Mimo że Robert Kubica nadal nie ogłosił swoich planów to jednak w “środowisku” zawrzało…
Tym razem jednak wcale nie pozytywnie, do czego byliśmy zawsze przyzwyczajeni.
Swoimi słowami najpierw nie popisał się Walter Rohlr, który skrytykował rzekomy wybór Roberta (rajdy)
A nieco później z ust Toto Wolfa popłynęła fala niepochlebnych opinii w kierunku Roberta.
“Kubica, nie otrząsnął się jeszcze mentalnie po wypadku...”

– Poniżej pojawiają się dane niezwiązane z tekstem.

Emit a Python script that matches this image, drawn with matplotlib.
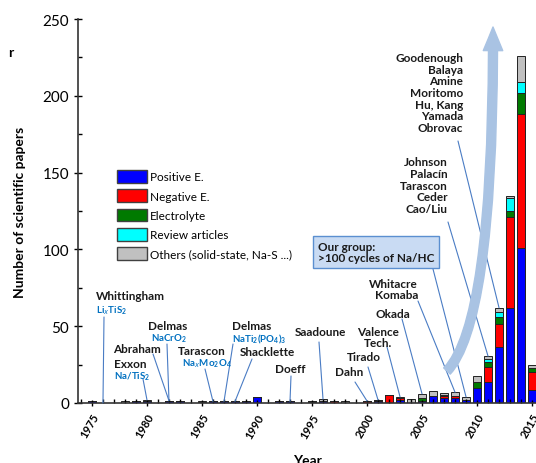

“…musi odrobić jeszcze kilka zadań domowych” mogliśmy przeczytać w niemieckim Motorsporcie.
Wszystkie te słowa nie odzwierciedlają wcześniejszych słów, jakie mogliśmy przeczytać od osób obecnych
na testach w Walencji.
Wszystko to wygląda także jak żal, frustracja i urażona duma Toto Wolfa, który od początku roku, bardzo chce wszystkim pokazać jak bardzo dobrze potrafi szefować.
Robert, jak wszyscy dobrze wiemy, potrafi odmówić “wielkim” w motorsporcie. (Ferrari)
Robert, warto zauważyć, podczas jednodniowych testów, swoim nazwiskiem “rozreklamował” serię DTM bardziej niż Timo Glock, który tam dołączył jak i nazwiska, które “jeżdżą już tam na dobre.
Robert dba o to, co jest dobre dla niego samego, a nie dla PR-owej polityki tej serii czy też ambitnego nowego szefa.
My także wiemy, że Robert Kubica działa w sposób przemyślany i dąży do swoich priorytetów, zgodnie z założonymi przez siebie planami.
Pojawiających się informacji w mediach, które twierdzą, że Robert “na pewno” zdecydował się na udział w rajdach, komentować raczej nie będziemy, dopóki nie poznamy źródła..
I zgodnie potwierdzamy kolejny raz, uszanujemy wybory Roberta a także ścieżki, które wybrał, aby wrócić do miejsca, do którego uparcie zmierza.
PS. Dzisiejsza grafika ma na celu przypomnienie sytuacji, a nie sugerowanie czegokolwiek.
Na liście FIA – kierowców (z priorytetem) w ERC, brak nazwiska Roberta Kubicy.